## START

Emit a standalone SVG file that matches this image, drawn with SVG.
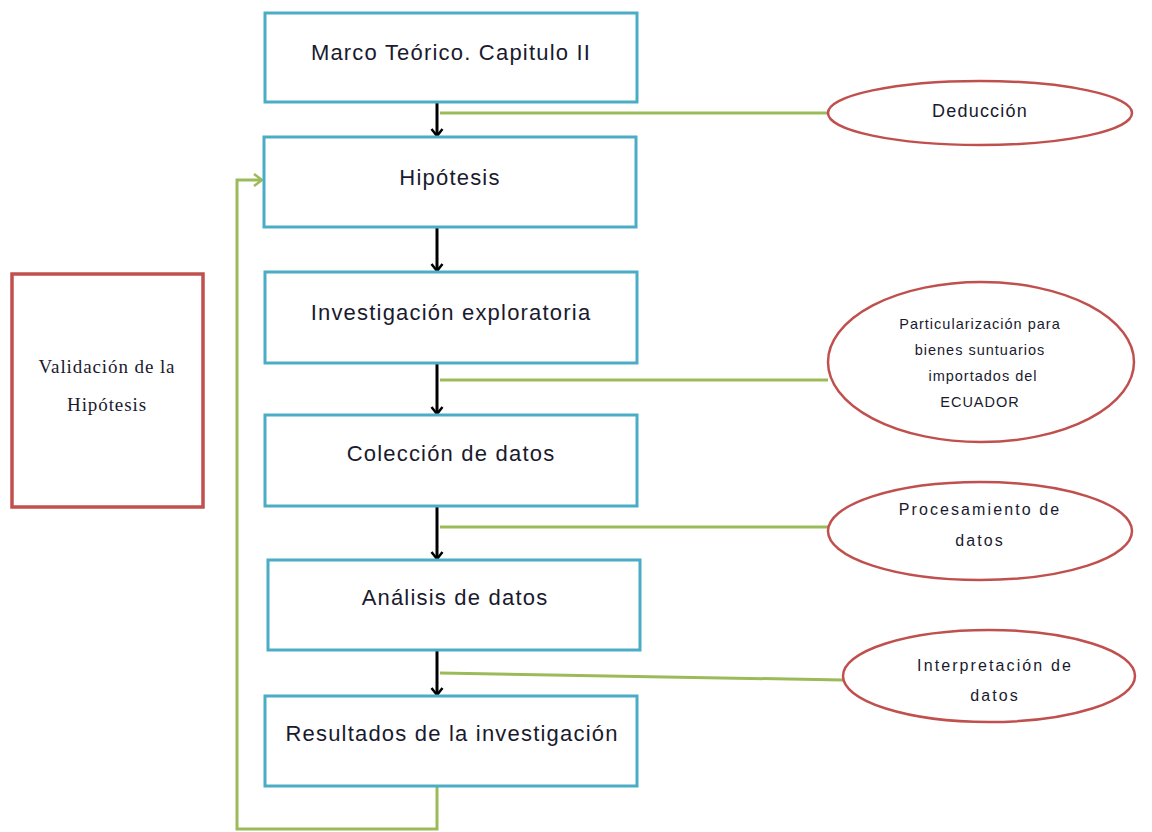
<svg xmlns="http://www.w3.org/2000/svg" width="1152" height="832" viewBox="0 0 1152 832">
<style>
.box{fill:#fff;stroke:#4bacc6;stroke-width:3}
.ell{fill:#fff;stroke:#c0504d;stroke-width:2.5}
.vbox{fill:#fff;stroke:#c0504d;stroke-width:3.5}
.t{font-family:"Liberation Sans",Arial,sans-serif;fill:#1a1a2e;text-anchor:middle}
.big{font-size:22px;letter-spacing:1.2px}
.mid{font-size:18px;letter-spacing:1.2px}
.sm{font-size:14.5px;letter-spacing:1px}
.nar{font-size:16px;letter-spacing:2.1px}
.ser{font-family:"Liberation Serif","Times New Roman",serif;font-size:19px;letter-spacing:0.9px;fill:#1a1a2e;text-anchor:middle}
.blk{fill:none;stroke:#000;stroke-width:3}
.grn{fill:none;stroke:#9bbb59;stroke-width:3}
</style>
<defs>
<marker id="ab" markerWidth="14" markerHeight="14" refX="11" refY="7" orient="auto" markerUnits="userSpaceOnUse" viewBox="0 0 14 14">
<path d="M4,1.5 L11,7 L4,12.5" fill="none" stroke="#000" stroke-width="2.5"/>
</marker>
<marker id="ag" markerWidth="14" markerHeight="14" refX="12" refY="7" orient="auto" markerUnits="userSpaceOnUse" viewBox="0 0 14 14">
<path d="M4,1 L12,7 L4,13" fill="none" stroke="#9bbb59" stroke-width="2.5"/>
</marker>
</defs>
<g id="connectors">
<line class="blk" x1="437" y1="102" x2="437" y2="136" marker-end="url(#ab)"/>
<line class="blk" x1="437" y1="227" x2="437" y2="271" marker-end="url(#ab)"/>
<line class="blk" x1="437" y1="363" x2="437" y2="414" marker-end="url(#ab)"/>
<line class="blk" x1="437" y1="506" x2="437" y2="559" marker-end="url(#ab)"/>
<line class="blk" x1="437" y1="650" x2="437" y2="695" marker-end="url(#ab)"/>
<line class="grn" x1="440" y1="113" x2="828" y2="113"/>
<line class="grn" x1="440" y1="380" x2="828" y2="380"/>
<line class="grn" x1="440" y1="527" x2="829" y2="527"/>
<line class="grn" x1="440" y1="673" x2="843" y2="680"/>
<polyline class="grn" points="437,786 437,829 237,829 237,180 262,180" marker-end="url(#ag)"/>
</g>
<g id="marco"><rect class="box" x="265" y="13" width="372" height="89"/><text class="t big" x="451" y="60">Marco Teórico. Capitulo II</text></g>
<g id="hipotesis"><rect class="box" x="264" y="137" width="372" height="90"/><text class="t big" x="450" y="185">Hipótesis</text></g>
<g id="exploratoria"><rect class="box" x="265" y="272" width="372" height="91"/><text class="t big" x="451" y="320">Investigación exploratoria</text></g>
<g id="coleccion"><rect class="box" x="265" y="415" width="372" height="91"/><text class="t big" x="451" y="461">Colección de datos</text></g>
<g id="analisis"><rect class="box" x="268" y="560" width="372" height="90"/><text class="t big" x="455" y="605">Análisis de datos</text></g>
<g id="resultados"><rect class="box" x="265" y="696" width="372" height="90"/><text class="t big" x="452" y="741">Resultados de la investigación</text></g>
<g id="validacion"><rect class="vbox" x="12" y="274" width="191" height="233"/><text class="ser" x="107" y="373">Validación de la</text><text class="ser" x="107" y="411">Hipótesis</text></g>
<g id="deduccion"><ellipse class="ell" cx="980" cy="113" rx="152" ry="32"/><text class="t mid" x="980" y="117">Deducción</text></g>
<g id="particularizacion"><ellipse class="ell" cx="981" cy="362" rx="153" ry="80"/>
<text class="t sm" x="980" y="329">Particularización para</text>
<text class="t sm" x="980" y="355">bienes suntuarios</text>
<text class="t sm" x="983" y="381">importados del</text>
<text class="t sm" x="980" y="407">ECUADOR</text></g>
<g id="procesamiento"><ellipse class="ell" cx="980" cy="531" rx="152" ry="49"/>
<text class="t nar" x="980" y="515">Procesamiento de</text>
<text class="t nar" x="980" y="546">datos</text></g>
<g id="interpretacion"><ellipse class="ell" cx="989" cy="676" rx="146" ry="46"/>
<text class="t nar" x="995" y="671">Interpretación de</text>
<text class="t nar" x="995" y="701">datos</text></g>
</svg>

## END

■ Aim: The pictures should not be reproduced; quote all of the other material exactly.

■ Answer for the task:
Emit a standalone SVG file that matches this image, drawn with SVG.
<svg xmlns="http://www.w3.org/2000/svg" width="1152" height="832" viewBox="0 0 1152 832">
<style>
.box{fill:#fff;stroke:#4bacc6;stroke-width:3}
.ell{fill:#fff;stroke:#c0504d;stroke-width:2.5}
.vbox{fill:#fff;stroke:#c0504d;stroke-width:3.5}
.t{font-family:"Liberation Sans",Arial,sans-serif;fill:#1a1a2e;text-anchor:middle}
.big{font-size:22px;letter-spacing:1.2px}
.mid{font-size:18px;letter-spacing:1.2px}
.sm{font-size:14.5px;letter-spacing:1px}
.nar{font-size:16px;letter-spacing:2.1px}
.ser{font-family:"Liberation Serif","Times New Roman",serif;font-size:19px;letter-spacing:0.9px;fill:#1a1a2e;text-anchor:middle}
.blk{fill:none;stroke:#000;stroke-width:3}
.grn{fill:none;stroke:#9bbb59;stroke-width:3}
</style>
<defs>
<marker id="ab" markerWidth="14" markerHeight="14" refX="11" refY="7" orient="auto" markerUnits="userSpaceOnUse" viewBox="0 0 14 14">
<path d="M4,1.5 L11,7 L4,12.5" fill="none" stroke="#000" stroke-width="2.5"/>
</marker>
<marker id="ag" markerWidth="14" markerHeight="14" refX="12" refY="7" orient="auto" markerUnits="userSpaceOnUse" viewBox="0 0 14 14">
<path d="M4,1 L12,7 L4,13" fill="none" stroke="#9bbb59" stroke-width="2.5"/>
</marker>
</defs>
<g id="connectors">
<line class="blk" x1="437" y1="102" x2="437" y2="136" marker-end="url(#ab)"/>
<line class="blk" x1="437" y1="227" x2="437" y2="271" marker-end="url(#ab)"/>
<line class="blk" x1="437" y1="363" x2="437" y2="414" marker-end="url(#ab)"/>
<line class="blk" x1="437" y1="506" x2="437" y2="559" marker-end="url(#ab)"/>
<line class="blk" x1="437" y1="650" x2="437" y2="695" marker-end="url(#ab)"/>
<line class="grn" x1="440" y1="113" x2="828" y2="113"/>
<line class="grn" x1="440" y1="380" x2="828" y2="380"/>
<line class="grn" x1="440" y1="527" x2="829" y2="527"/>
<line class="grn" x1="440" y1="673" x2="843" y2="680"/>
<polyline class="grn" points="437,786 437,829 237,829 237,180 262,180" marker-end="url(#ag)"/>
</g>
<g id="marco"><rect class="box" x="265" y="13" width="372" height="89"/><text class="t big" x="451" y="60">Marco Teórico. Capitulo II</text></g>
<g id="hipotesis"><rect class="box" x="264" y="137" width="372" height="90"/><text class="t big" x="450" y="185">Hipótesis</text></g>
<g id="exploratoria"><rect class="box" x="265" y="272" width="372" height="91"/><text class="t big" x="451" y="320">Investigación exploratoria</text></g>
<g id="coleccion"><rect class="box" x="265" y="415" width="372" height="91"/><text class="t big" x="451" y="461">Colección de datos</text></g>
<g id="analisis"><rect class="box" x="268" y="560" width="372" height="90"/><text class="t big" x="455" y="605">Análisis de datos</text></g>
<g id="resultados"><rect class="box" x="265" y="696" width="372" height="90"/><text class="t big" x="452" y="741">Resultados de la investigación</text></g>
<g id="validacion"><rect class="vbox" x="12" y="274" width="191" height="233"/><text class="ser" x="107" y="373">Validación de la</text><text class="ser" x="107" y="411">Hipótesis</text></g>
<g id="deduccion"><ellipse class="ell" cx="980" cy="113" rx="152" ry="32"/><text class="t mid" x="980" y="117">Deducción</text></g>
<g id="particularizacion"><ellipse class="ell" cx="981" cy="362" rx="153" ry="80"/>
<text class="t sm" x="980" y="329">Particularización para</text>
<text class="t sm" x="980" y="355">bienes suntuarios</text>
<text class="t sm" x="983" y="381">importados del</text>
<text class="t sm" x="980" y="407">ECUADOR</text></g>
<g id="procesamiento"><ellipse class="ell" cx="980" cy="531" rx="152" ry="49"/>
<text class="t nar" x="980" y="515">Procesamiento de</text>
<text class="t nar" x="980" y="546">datos</text></g>
<g id="interpretacion"><ellipse class="ell" cx="989" cy="676" rx="146" ry="46"/>
<text class="t nar" x="995" y="671">Interpretación de</text>
<text class="t nar" x="995" y="701">datos</text></g>
</svg>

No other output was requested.